The 2021 Gartner CMO Spend Survey revealed that no one has escaped cuts in marketing budgets. In fact, no industry achieved a double-digit budget in 2021. Consumer packaged goods companies reported the strongest 2021 marketing budgets at 8.3 percent of company revenue, while technology reported the lowest at 5 percent.
Large enterprises got hit the hardest: Companies with revenue of more than $2 billion reported the lowest average marketing budget of just 5.7 percent. Companies with less than $500 million in revenue reported the highest allocation to marketing, at 8.6 percent.
Gartner research also found shifting spending commitments with pure-play digital channels accounting for 72.2 percent of total marketing budgets.

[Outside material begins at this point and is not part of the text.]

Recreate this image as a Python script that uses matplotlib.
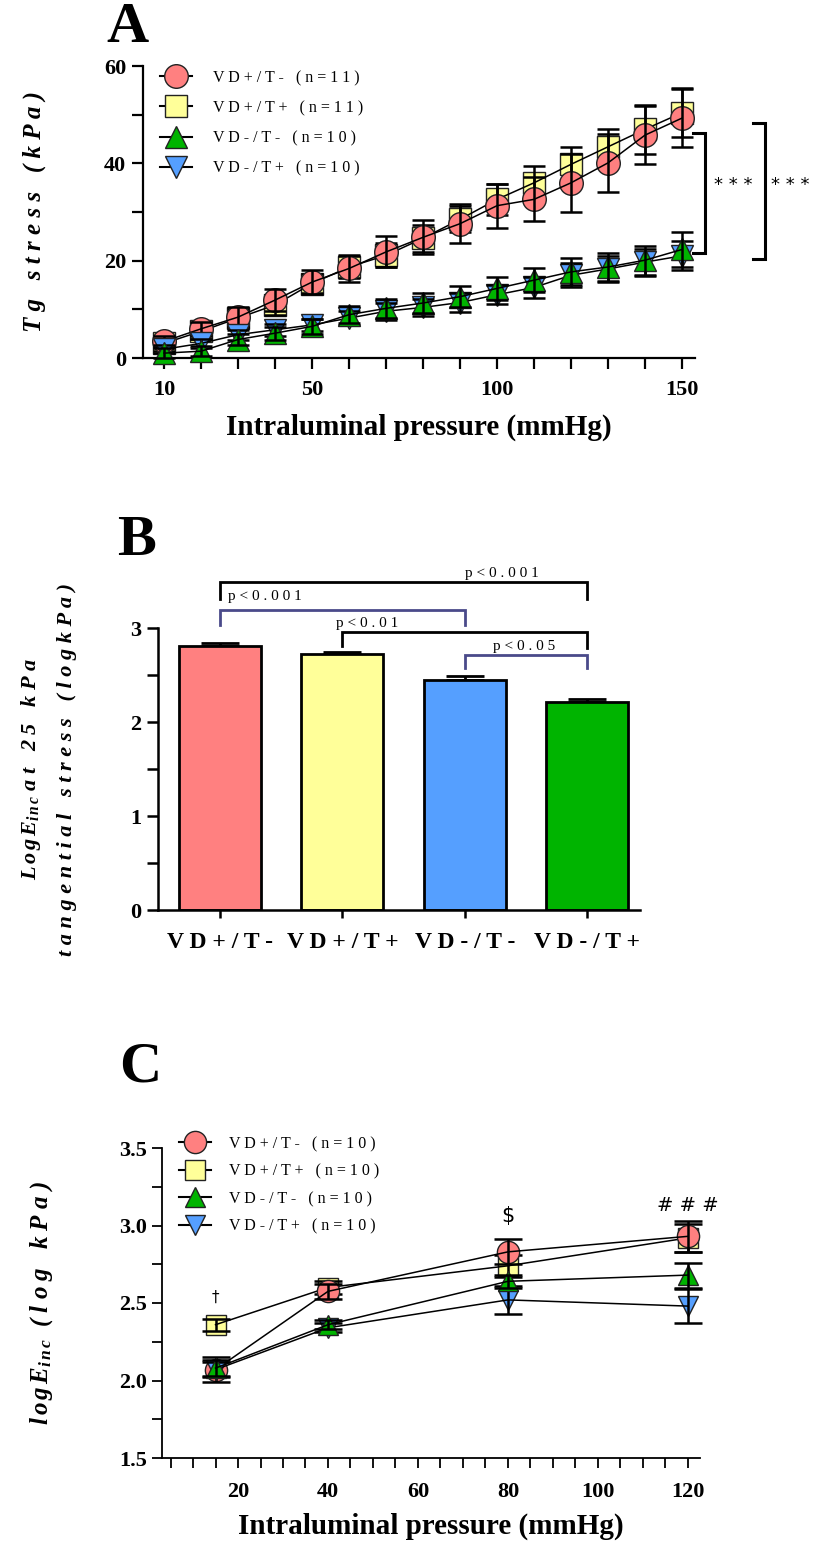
import numpy as np
import matplotlib
matplotlib.use('Agg')
import matplotlib.pyplot as plt
from matplotlib.lines import Line2D
from matplotlib.ticker import FixedLocator, MultipleLocator

plt.rcParams['font.family'] = ['Liberation Serif', 'DejaVu Serif']
plt.rcParams['mathtext.fontset'] = 'custom'
plt.rcParams['mathtext.rm'] = 'Liberation Serif:bold:italic'
plt.rcParams['mathtext.it'] = 'Liberation Serif:bold:italic'
plt.rcParams['mathtext.bf'] = 'Liberation Serif:bold:italic'

# ---------------- data ----------------
groups = ['VD+/T-', 'VD+/T+', 'VD-/T-', 'VD-/T+']

# Panel A: tangential stress vs pressure
pressure_A = [10, 20, 30, 40, 50, 60, 70, 80, 90, 100, 110, 120, 130, 140, 150]
a_vdp_tm = [3.4, 6.0, 8.4, 11.9, 15.6, 18.4, 21.8, 24.8, 27.6, 31.3, 32.6, 36.0, 40.1, 45.8, 49.3]
a_vdp_tm_err = [1.2, 1.5, 2.0, 2.2, 2.5, 2.8, 3.2, 3.5, 4.0, 4.5, 4.5, 6.0, 6.0, 6.0, 6.0]
a_vdp_tp = [3.0, 5.5, 8.2, 10.9, 15.3, 18.7, 21.1, 24.6, 28.5, 32.6, 36.0, 39.8, 43.4, 47.0, 50.4]
a_vdp_tp_err = [1.5, 1.5, 1.8, 2.0, 2.0, 2.3, 2.5, 2.8, 2.7, 3.2, 3.4, 3.6, 3.6, 5.0, 5.0]
a_vdm_tm = [1.0, 1.4, 3.8, 5.1, 6.5, 8.9, 10.2, 11.3, 12.6, 14.3, 16.0, 17.7, 18.7, 20.1, 22.3]
a_vdm_tm_err = [1.0, 1.0, 1.2, 1.3, 1.5, 1.8, 2.0, 2.0, 2.2, 2.3, 2.5, 2.8, 2.8, 3.0, 3.5]
a_vdm_tp = [1.8, 3.0, 4.8, 5.8, 6.8, 8.2, 9.6, 10.4, 11.4, 13.0, 14.5, 17.0, 18.3, 19.7, 21.0]
a_vdm_tp_err = [0.8, 1.0, 1.0, 1.2, 1.3, 1.5, 1.7, 1.8, 2.0, 2.0, 2.2, 2.5, 2.6, 2.8, 3.0]
n_A = [11, 11, 10, 10]

# Panel B: LogEinc at 25 kPa
b_values = [2.81, 2.72, 2.45, 2.21]
b_err = [0.03, 0.03, 0.04, 0.03]
b_pvals = ['p<0.001', 'p<0.001', 'p<0.01', 'p<0.05']

# Panel C: logEinc vs pressure
pressure_C = [15, 40, 80, 120]
c_vdp_tm = [2.07, 2.575, 2.83, 2.93]
c_vdp_tm_err = [0.08, 0.05, 0.08, 0.10]
c_vdp_tp = [2.36, 2.60, 2.74, 2.92]
c_vdp_tp_err = [0.04, 0.04, 0.07, 0.09]
c_vdm_tm = [2.08, 2.36, 2.64, 2.68]
c_vdm_tm_err = [0.05, 0.03, 0.04, 0.08]
c_vdm_tp = [2.07, 2.34, 2.52, 2.48]
c_vdm_tp_err = [0.05, 0.03, 0.09, 0.11]
n_C = [10, 10, 10, 10]

# ---------------- style ----------------
PINK = '#FF8080'
YEL = '#FFFF99'
GRN = '#00B400'
BLU = '#559FFF'
EDGE = '#222222'


def sp(s):
    return ' '.join(s)


W, H = 814, 1542
fig = plt.figure(figsize=(W / 100, H / 100), dpi=100)


def box(l, t, r, b):
    return [l / W, 1 - b / H, (r - l) / W, (b - t) / H]


def style_axes(ax, lw=1.6):
    for s in ['top', 'right']:
        ax.spines[s].set_visible(False)
    for s in ['left', 'bottom']:
        ax.spines[s].set_linewidth(lw)
    ax.tick_params(which='both', direction='out', length=8, width=lw, labelsize=16, pad=4)
    for lab in ax.get_xticklabels() + ax.get_yticklabels():
        lab.set_fontweight('bold')


def draw_series(ax, x, y, err, marker, color, ms, z, lw_line=1.1, cap=8, elw=1.8):
    ax.plot(x, y, linestyle='none', marker=marker, ms=ms, mfc=color, mec=EDGE,
            mew=1.0, zorder=z, clip_on=False)
    ax.plot(x, y, color='black', lw=lw_line, zorder=z + 0.5, clip_on=False)
    ax.errorbar(x, y, yerr=err, fmt='none', ecolor='black', elinewidth=elw,
                capsize=cap, capthick=elw, zorder=z + 0.5, clip_on=False)


# ================= Panel A =================
axA = fig.add_axes(box(143, 66, 695, 358))
axA.set_xlim(4.3, 153.5)
axA.set_ylim(0, 60)
specA = [
    (a_vdp_tp, a_vdp_tp_err, 's', YEL, 16, 2),
    (a_vdp_tm, a_vdp_tm_err, 'o', PINK, 17, 3),
    (a_vdm_tp, a_vdm_tp_err, 'v', BLU, 16, 4),
    (a_vdm_tm, a_vdm_tm_err, '^', GRN, 16, 5),
]
for y, e, m, c, ms, z in specA:
    draw_series(axA, pressure_A, y, e, m, c, ms, z * 2)

axA.xaxis.set_major_locator(FixedLocator([10, 50, 100, 150]))
axA.xaxis.set_minor_locator(FixedLocator(pressure_A))
axA.yaxis.set_major_locator(FixedLocator([0, 20, 40, 60]))
axA.yaxis.set_minor_locator(MultipleLocator(10))
style_axes(axA)
axA.tick_params(axis='x', which='both', pad=8)
axA.set_xlabel('Intraluminal pressure (mmHg)', fontsize=21, fontweight='bold', labelpad=10)
axA.set_ylabel(sp('Tg stress (kPa)'), fontsize=18, fontweight='bold', style='italic', labelpad=42)

hA = [
    Line2D([], [], color='black', lw=1.5, marker='o', ms=17, mfc=PINK, mec=EDGE),
    Line2D([], [], color='black', lw=1.5, marker='s', ms=16, mfc=YEL, mec=EDGE),
    Line2D([], [], color='black', lw=1.5, marker='^', ms=16, mfc=GRN, mec=EDGE),
    Line2D([], [], color='black', lw=1.5, marker='v', ms=16, mfc=BLU, mec=EDGE),
]
labA = [sp('%s (n=%d)' % (g, n)) for g, n in zip(groups, n_A)]
axA.legend(hA, labA, loc='upper left', bbox_to_anchor=(160 / W, 1 - 70 / H),
           bbox_transform=fig.transFigure, frameon=False, fontsize=11.5,
           handlelength=2.0, handletextpad=1.3, labelspacing=0.88,
           borderpad=0, borderaxespad=0)

# significance brackets
for xv, xt, ytop, ybot, xtxt in [(156.2, 153.0, 46.2, 21.6, 163.8), (172.4, 169.2, 48.3, 20.3, 179.3)]:
    axA.plot([xt, xv, xv, xt], [ytop, ytop, ybot, ybot], color='black', lw=2.2,
             clip_on=False, solid_joinstyle='miter')
    axA.text(xtxt, 35.5, '* * *', fontsize=13, ha='center', va='center',
             family='DejaVu Sans', clip_on=False)

fig.text(127 / W, 1 - 28 / H, 'A', fontsize=42, fontweight='bold', ha='center', va='center')

# ================= Panel B =================
axB = fig.add_axes(box(158, 628, 640, 910))
xB = np.arange(len(groups))
colorsB = [PINK, YEL, BLU, GRN]
axB.bar(xB, b_values, width=0.67, color=colorsB, edgecolor='black', linewidth=2, zorder=2)
axB.errorbar(xB, b_values, yerr=[np.zeros(4), b_err], fmt='none', ecolor='black',
             elinewidth=2, capsize=14, capthick=2, zorder=1)
axB.set_xlim(-0.506, 3.43)
axB.set_ylim(0, 3)
axB.yaxis.set_major_locator(FixedLocator([0, 1, 2, 3]))
axB.yaxis.set_minor_locator(MultipleLocator(0.5))
axB.set_xticks(xB)
axB.set_xticklabels([sp(g) for g in groups])
style_axes(axB, lw=1.8)
axB.tick_params(axis='x', length=6, labelsize=17, pad=10)
for lab in axB.get_xticklabels():
    lab.set_fontweight('bold')
axB.set_ylabel('$L\\,o\\,g\\,E_{i\\,n\\,c}$' + ' ' + sp('at 25 kPa') + '\n' + sp('tangential stress (logkPa)'),
               fontsize=16, fontweight='bold', style='italic', labelpad=38, linespacing=1.95)

# brackets: (x1, x2, y_bar, y_leg_left, y_leg_right, color, text, text_x, text_y)
NAVY = '#4A4A8A'
bracketsB = [
    (0, 3, 3.49, 3.31, 3.31, 'black', b_pvals[0], 2.3, 3.58),
    (0, 2, 3.19, 3.03, 3.03, NAVY, b_pvals[1], 0.37, 3.33),
    (1, 3, 2.96, 2.81, 2.79, 'black', b_pvals[2], 1.2, 3.05),
    (2, 3, 2.71, 2.57, 2.57, NAVY, b_pvals[3], 2.48, 2.80),
]
for x1, x2, yb, yl, yr, col, txt, tx, ty in bracketsB:
    axB.plot([x1, x1, x2, x2], [yl, yb, yb, yr], color=col, lw=2.0, clip_on=False,
             solid_joinstyle='miter')
    axB.text(tx, ty, sp(txt), fontsize=11, ha='center', va='center', clip_on=False)

fig.text(137 / W, 1 - 541 / H, 'B', fontsize=42, fontweight='bold', ha='center', va='center')

# ================= Panel C =================
axC = fig.add_axes(box(162, 1148, 700, 1458))
axC.set_xlim(3.1, 122.7)
axC.set_ylim(1.5, 3.5)
specC = [
    (c_vdp_tp, c_vdp_tp_err, 's', YEL, 15, 2),
    (c_vdp_tm, c_vdp_tm_err, 'o', PINK, 16, 3),
    (c_vdm_tp, c_vdm_tp_err, 'v', BLU, 15, 4),
    (c_vdm_tm, c_vdm_tm_err, '^', GRN, 15, 5),
]
for y, e, m, c, ms, z in specC:
    draw_series(axC, pressure_C, y, e, m, c, ms, z * 2, lw_line=1.1, cap=10, elw=1.8)

axC.xaxis.set_major_locator(FixedLocator([20, 40, 60, 80, 100, 120]))
axC.xaxis.set_minor_locator(MultipleLocator(5))
axC.yaxis.set_major_locator(MultipleLocator(0.5))
axC.yaxis.set_minor_locator(MultipleLocator(0.25))
axC.yaxis.set_major_formatter(matplotlib.ticker.FormatStrFormatter('%.1f'))
style_axes(axC, lw=1.3)
axC.tick_params(which='both', length=7)
axC.tick_params(axis='x', which='both', pad=10)
for lab in axC.get_xticklabels() + axC.get_yticklabels():
    lab.set_fontweight('bold')
axC.set_xlabel('Intraluminal pressure (mmHg)', fontsize=21, fontweight='bold', labelpad=8)
axC.set_ylabel('$l\\,o\\,g\\,E_{i\\,n\\,c}$' + '  ' + sp('(log kPa)'), fontsize=18,
               fontweight='bold', style='italic', labelpad=46)

hC = [
    Line2D([], [], color='black', lw=1.5, marker='o', ms=16, mfc=PINK, mec=EDGE),
    Line2D([], [], color='black', lw=1.5, marker='s', ms=15, mfc=YEL, mec=EDGE),
    Line2D([], [], color='black', lw=1.5, marker='^', ms=15, mfc=GRN, mec=EDGE),
    Line2D([], [], color='black', lw=1.5, marker='v', ms=15, mfc=BLU, mec=EDGE),
]
labC = [sp('%s (n=%d)' % (g, n)) for g, n in zip(groups, n_C)]
axC.legend(hC, labC, loc='upper left', bbox_to_anchor=(179 / W, 1 - 1136 / H),
           bbox_transform=fig.transFigure, frameon=False, fontsize=11.5,
           handlelength=2.0, handletextpad=1.1, labelspacing=0.72,
           borderpad=0, borderaxespad=0)

axC.text(pressure_C[0], 2.535, '\u2020', fontsize=11, ha='center', va='center', family='DejaVu Sans')
axC.text(pressure_C[2], 3.06, '$', fontsize=15, ha='center', va='center', family='DejaVu Sans')
axC.text(pressure_C[3], 3.13, '# # #', fontsize=14, ha='center', va='center', family='DejaVu Sans')

fig.text(140 / W, 1 - 1067 / H, 'C', fontsize=42, fontweight='bold', ha='center', va='center')

fig.savefig('out.png', dpi=100)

Agency spend also continues to decline, down only slightly from 23.7 percent in 2020 to 23 percent in 2021, but McIntyre sees this change as a sign that companies are moving activity in house, "as CMOs reimagine the capabilities that can be supported by their internal teams."
Twenty-nine percent of work previously done by agencies has moved in house in just the last 12-months alone.
The focus of in-housing is changing as well, with brand strategy, innovation and technology, and marketing strategy development making up the top three capabilities CMOs are moving to internal teams. Meanwhile, marketing technology continues to dominate, taking up 26.6 percent of the total budget.
2020 and 2021 have seen drastic changes to customer buying journeys –forcing even digital late-comers to accept the inevitable shift to online channels. Digital commerce makes up 12.3 percent of their budgets. Marketing operations and brand strategy make up 11.9 percent and 11.3 percent respectively.
However, while marketing analytics still commands 11 percent of the total budget, it has continuously dropped in prioritization—now in the fourth position in 2021. "CMOs continue to invest in marketing data and analytics, however, for many, the results have failed to live-up to expectations," McIntyre explained. "Given recent and upcoming regulations and changes in data collection, we expect this investment area to continue to be a strategically important capability, but also to continue to fluctuate until uncertainties subside."